(Records excerpted from a collection)
···
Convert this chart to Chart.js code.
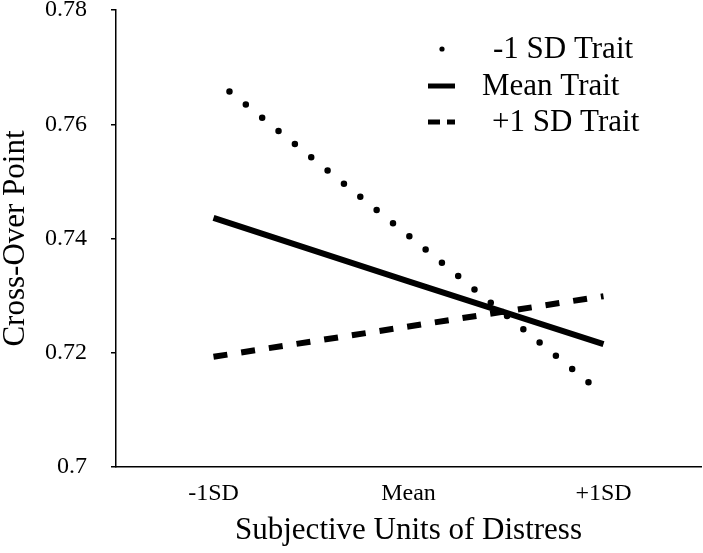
<!DOCTYPE html>
<html>
<head>
<meta charset="utf-8">
<script src="https://cdn.jsdelivr.net/npm/chart.js@4"></script>
<style>
  html, body { margin: 0; padding: 0; background: #fff; }
  #wrap { width: 703px; height: 553px; }
</style>
</head>
<body>
<div id="wrap"><canvas id="crossChart"></canvas></div>
<script>
// data
const categories = ["-1SD", "Mean", "+1SD"];
const lowTrait = [0.768, 0.7405, 0.7127];
const meanTrait = [0.7436, 0.7325, 0.7215];
const highTrait = [0.7193, 0.7246, 0.7299];
const yTicks = [0.7, 0.72, 0.74, 0.76, 0.78];
const seriesNames = ["-1 SD Trait", "Mean Trait", "+1 SD Trait"];

const FONT = "'Liberation Serif', 'Times New Roman', serif";

// legend drawn like the original: small sample of each line style + label
const legendPlugin = {
  id: "sampleLegend",
  afterDraw(chart) {
    const ctx = chart.ctx;
    const rows = [
      { y: 49, textX: 493, x1: 442, x2: 442 },
      { y: 86, textX: 482, x1: 428, x2: 455 },
      { y: 122, textX: 492, x1: 428, x2: 455 },
    ];
    chart.data.datasets.forEach((ds, i) => {
      const r = rows[i];
      ctx.save();
      ctx.strokeStyle = "#000";
      ctx.fillStyle = "#000";
      if (i === 0) {
        ctx.beginPath();
        ctx.arc(r.x1, r.y, 2.6, 0, Math.PI * 2);
        ctx.fill();
      } else if (i === 1) {
        ctx.lineWidth = 5;
        ctx.beginPath();
        ctx.moveTo(r.x1, r.y);
        ctx.lineTo(r.x2, r.y);
        ctx.stroke();
      } else {
        ctx.lineWidth = 5;
        ctx.setLineDash([12, 7]);
        ctx.beginPath();
        ctx.moveTo(r.x1, r.y);
        ctx.lineTo(r.x2, r.y);
        ctx.stroke();
      }
      ctx.font = "31px " + FONT;
      ctx.textBaseline = "middle";
      ctx.textAlign = "left";
      ctx.fillText(ds.label, r.textX, r.y + 1);
      ctx.restore();
    });
  },
};

new Chart(document.getElementById("crossChart"), {
  type: "line",
  data: {
    labels: categories,
    datasets: [
      {
        label: seriesNames[0],
        data: lowTrait,
        borderColor: "#000",
        borderWidth: 6.5,
        borderDash: [0, 21],
        borderDashOffset: 0.5,
        borderCapStyle: "round",
        pointRadius: 0,
        tension: 0,
        fill: false,
      },
      {
        label: seriesNames[1],
        data: meanTrait,
        borderColor: "#000",
        borderWidth: 6,
        borderCapStyle: "butt",
        pointRadius: 0,
        tension: 0,
        fill: false,
      },
      {
        label: seriesNames[2],
        data: highTrait,
        borderColor: "#000",
        borderWidth: 6,
        borderDash: [14, 14],
        borderCapStyle: "butt",
        pointRadius: 0,
        tension: 0,
        fill: false,
      },
    ],
  },
  options: {
    responsive: true,
    maintainAspectRatio: false,
    animation: false,
    layout: { padding: { top: 0, right: 2, left: 0, bottom: 0 } },
    plugins: {
      legend: { display: false },
      tooltip: { enabled: false },
    },
    scales: {
      x: {
        offset: true,
        grid: { display: false },
        border: { display: true, color: "#000", width: 1.5 },
        ticks: { color: "#000", font: { family: FONT, size: 24 }, padding: 4 },
        title: {
          display: true,
          text: "Subjective Units of Distress",
          color: "#000",
          font: { family: FONT, size: 31 },
          padding: { top: 0, bottom: 4 },
        },
      },
      y: {
        min: 0.7,
        max: 0.78,
        afterBuildTicks: (axis) => {
          axis.ticks = yTicks.map((v) => ({ value: v }));
        },
        // big tick padding also adds space above the axis; undo that
        afterFit: (axis) => {
          axis.paddingTop = 10;
          axis.paddingBottom = 10;
        },
        grid: {
          display: true,
          drawOnChartArea: false,
          drawTicks: true,
          tickLength: 5,
          color: "#000",
          lineWidth: 1.5,
        },
        border: { display: true, color: "#000", width: 1.5 },
        ticks: {
          color: "#000",
          font: { family: FONT, size: 24 },
          padding: 24,
          callback: (v) => String(Math.round(v * 100) / 100),
        },
        title: {
          display: true,
          text: "Cross-Over Point",
          color: "#000",
          font: { family: FONT, size: 31 },
          padding: { top: -2.6, bottom: -13.6 },
        },
      },
    },
  },
  plugins: [legendPlugin],
});
</script>
</body>
</html>
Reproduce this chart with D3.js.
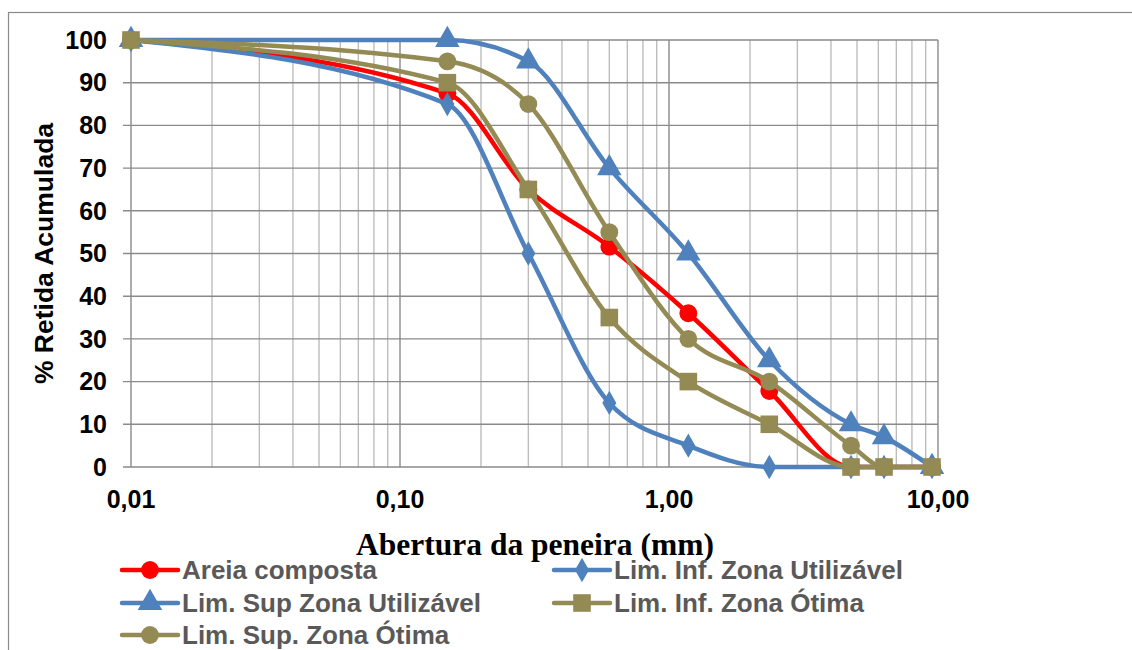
<!DOCTYPE html>
<html lang="pt">
<head>
<meta charset="UTF-8">
<title>Curva granulométrica</title>
<script src="https://d3js.org/d3.v7.min.js"></script>
<style>
  body { margin: 0; background: #fff; }
  svg { display: block; }
  .tick-label { font-family: "Liberation Sans", Arial, sans-serif; font-weight: bold; font-size: 25px; fill: #000; }
  .legend text { font-family: "Liberation Sans", Arial, sans-serif; font-weight: bold; font-size: 26px; fill: #595959; }
</style>
</head>
<body>
<svg width="1132" height="650"></svg>
<script>
  // Aberturas das peneiras (mm)
  const aberturas = [0.01, 0.15, 0.3, 0.6, 1.18, 2.36, 4.75, 6.3, 9.5];

  // % retida acumulada por série
  const areiaComposta = [100, 87.5, 65, 51.6, 36, 17.8, 0, 0, 0];
  const limInfUtil    = [100, 85, 50, 15, 5, 0, 0, 0, 0];
  const limSupUtil    = [100, 100, 95, 70, 50, 25, 10, 7, 0];
  const limInfOtima   = [100, 90, 65, 35, 20, 10, 0, 0, 0];
  const limSupOtima   = [100, 95, 85, 55, 30, 20, 5, 0, 0];

  const yTicks = [0, 10, 20, 30, 40, 50, 60, 70, 80, 90, 100];
  const xTicks = [0.01, 0.1, 1, 10];
  const xTickLabels = ["0,01", "0,10", "1,00", "10,00"];

  const series = [
    {name: "Areia composta", values: areiaComposta, color: "#ff0000", marker: "circle"},
    {name: "Lim. Inf. Zona Utilizável", values: limInfUtil, color: "#4f81bd", marker: "diamond"},
    {name: "Lim. Sup Zona Utilizável", values: limSupUtil, color: "#4f81bd", marker: "triangle"},
    {name: "Lim. Inf. Zona Ótima", values: limInfOtima, color: "#948a54", marker: "square"},
    {name: "Lim. Sup. Zona Ótima", values: limSupOtima, color: "#948a54", marker: "circle"}
  ];

  const svg = d3.select("svg");

  // moldura do gráfico
  svg.append("rect")
    .attr("x", 8.5).attr("y", 12.5)
    .attr("width", 1200).attr("height", 700)
    .attr("fill", "none").attr("stroke", "#8a8a8a").attr("stroke-width", 1.2);

  const x = d3.scaleLog().domain([0.01, 10]).range([131, 938]);
  const y = d3.scaleLinear().domain([0, 100]).range([467, 40]);

  // grade secundária
  const minor = [];
  [0.01, 0.1, 1].forEach(d => { for (let k = 2; k <= 9; k++) minor.push(d * k); });
  svg.append("g").selectAll("line").data(minor).join("line")
    .attr("x1", d => x(d)).attr("x2", d => x(d))
    .attr("y1", y(0)).attr("y2", y(100))
    .attr("stroke", "#bdbdbd").attr("stroke-width", 1.4);

  // grade principal
  svg.append("g").selectAll("line").data(yTicks).join("line")
    .attr("x1", x(0.01) - 8).attr("x2", x(10))
    .attr("y1", d => y(d)).attr("y2", d => y(d))
    .attr("stroke", "#8a8a8a").attr("stroke-width", 1.4);
  svg.append("g").selectAll("line").data(xTicks).join("line")
    .attr("x1", d => x(d)).attr("x2", d => x(d))
    .attr("y1", y(0)).attr("y2", y(100))
    .attr("stroke", "#8a8a8a").attr("stroke-width", 1.4);

  // rótulos
  svg.append("g").selectAll("text").data(yTicks).join("text")
    .attr("class", "tick-label")
    .attr("x", 107).attr("y", d => y(d)).attr("dy", "0.35em")
    .attr("text-anchor", "end")
    .text(d => d);
  svg.append("g").selectAll("text").data(xTicks).join("text")
    .attr("class", "tick-label")
    .attr("x", d => x(d)).attr("y", 508)
    .attr("text-anchor", "middle")
    .text((d, i) => xTickLabels[i]);

  svg.append("text")
    .attr("transform", `translate(53,${(y(0) + y(100)) / 2}) rotate(-90)`)
    .attr("text-anchor", "middle")
    .style("font-family", "'Liberation Sans', Arial, sans-serif")
    .style("font-weight", "bold").style("font-size", "26.5px")
    .text("% Retida Acumulada");

  svg.append("text")
    .attr("x", 535).attr("y", 555)
    .attr("text-anchor", "middle")
    .style("font-family", "'Liberation Serif', 'Times New Roman', serif")
    .style("font-weight", "bold").style("font-size", "31.5px")
    .text("Abertura da peneira (mm)");

  const symbols = {
    circle: d3.symbol(d3.symbolCircle, 250),
    square: d3.symbol(d3.symbolSquare, 310),
    triangle: d3.symbol(d3.symbolTriangle, 260),
    diamond: d3.symbol(d3.symbolDiamond, 170)
  };

  const line = d3.line()
    .x(d => x(d[0])).y(d => y(d[1]))
    .curve(d3.curveMonotoneX);

  const plot = svg.append("g");
  series.forEach(s => {
    const pts = aberturas.map((a, i) => [a, s.values[i]]);
    const g = plot.append("g");
    g.append("path")
      .attr("d", line(pts))
      .attr("fill", "none").attr("stroke", s.color)
      .attr("stroke-width", 4.5).attr("stroke-linejoin", "round");
    g.selectAll("path.m").data(pts).join("path")
      .attr("class", "m")
      .attr("d", symbols[s.marker])
      .attr("transform", d => `translate(${x(d[0])},${y(d[1])})`)
      .attr("fill", s.color);
  });

  // legenda
  const legend = svg.append("g").attr("class", "legend");
  const legPos = [[122, 570], [554, 570], [122, 603], [554, 603], [122, 635]];
  series.forEach((s, i) => {
    const row = legend.append("g").attr("transform", `translate(${legPos[i][0]},${legPos[i][1]})`);
    row.append("line")
      .attr("x1", 0).attr("x2", 56).attr("y1", 0).attr("y2", 0)
      .attr("stroke", s.color).attr("stroke-width", 4.5).attr("stroke-linecap", "round");
    row.append("path")
      .attr("d", symbols[s.marker])
      .attr("transform", "translate(28,0)")
      .attr("fill", s.color);
    row.append("text")
      .attr("x", 60).attr("y", 0).attr("dy", "0.35em")
      .text(s.name);
  });
</script>
</body>
</html>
···
### What is being asked
Only the stretch from the line with "Reproduce this chart with D3.js." through the line with "const y = d3.scaleLinear().domain([0, 100]).range([467, 40]);" should be copied, exactly and with both ends. Drop the pictures.

### Response to the task
Reproduce this chart with D3.js.
<!DOCTYPE html>
<html lang="pt">
<head>
<meta charset="UTF-8">
<title>Curva granulométrica</title>
<script src="https://d3js.org/d3.v7.min.js"></script>
<style>
  body { margin: 0; background: #fff; }
  svg { display: block; }
  .tick-label { font-family: "Liberation Sans", Arial, sans-serif; font-weight: bold; font-size: 25px; fill: #000; }
  .legend text { font-family: "Liberation Sans", Arial, sans-serif; font-weight: bold; font-size: 26px; fill: #595959; }
</style>
</head>
<body>
<svg width="1132" height="650"></svg>
<script>
  // Aberturas das peneiras (mm)
  const aberturas = [0.01, 0.15, 0.3, 0.6, 1.18, 2.36, 4.75, 6.3, 9.5];

  // % retida acumulada por série
  const areiaComposta = [100, 87.5, 65, 51.6, 36, 17.8, 0, 0, 0];
  const limInfUtil    = [100, 85, 50, 15, 5, 0, 0, 0, 0];
  const limSupUtil    = [100, 100, 95, 70, 50, 25, 10, 7, 0];
  const limInfOtima   = [100, 90, 65, 35, 20, 10, 0, 0, 0];
  const limSupOtima   = [100, 95, 85, 55, 30, 20, 5, 0, 0];

  const yTicks = [0, 10, 20, 30, 40, 50, 60, 70, 80, 90, 100];
  const xTicks = [0.01, 0.1, 1, 10];
  const xTickLabels = ["0,01", "0,10", "1,00", "10,00"];

  const series = [
    {name: "Areia composta", values: areiaComposta, color: "#ff0000", marker: "circle"},
    {name: "Lim. Inf. Zona Utilizável", values: limInfUtil, color: "#4f81bd", marker: "diamond"},
    {name: "Lim. Sup Zona Utilizável", values: limSupUtil, color: "#4f81bd", marker: "triangle"},
    {name: "Lim. Inf. Zona Ótima", values: limInfOtima, color: "#948a54", marker: "square"},
    {name: "Lim. Sup. Zona Ótima", values: limSupOtima, color: "#948a54", marker: "circle"}
  ];

  const svg = d3.select("svg");

  // moldura do gráfico
  svg.append("rect")
    .attr("x", 8.5).attr("y", 12.5)
    .attr("width", 1200).attr("height", 700)
    .attr("fill", "none").attr("stroke", "#8a8a8a").attr("stroke-width", 1.2);

  const x = d3.scaleLog().domain([0.01, 10]).range([131, 938]);
  const y = d3.scaleLinear().domain([0, 100]).range([467, 40]);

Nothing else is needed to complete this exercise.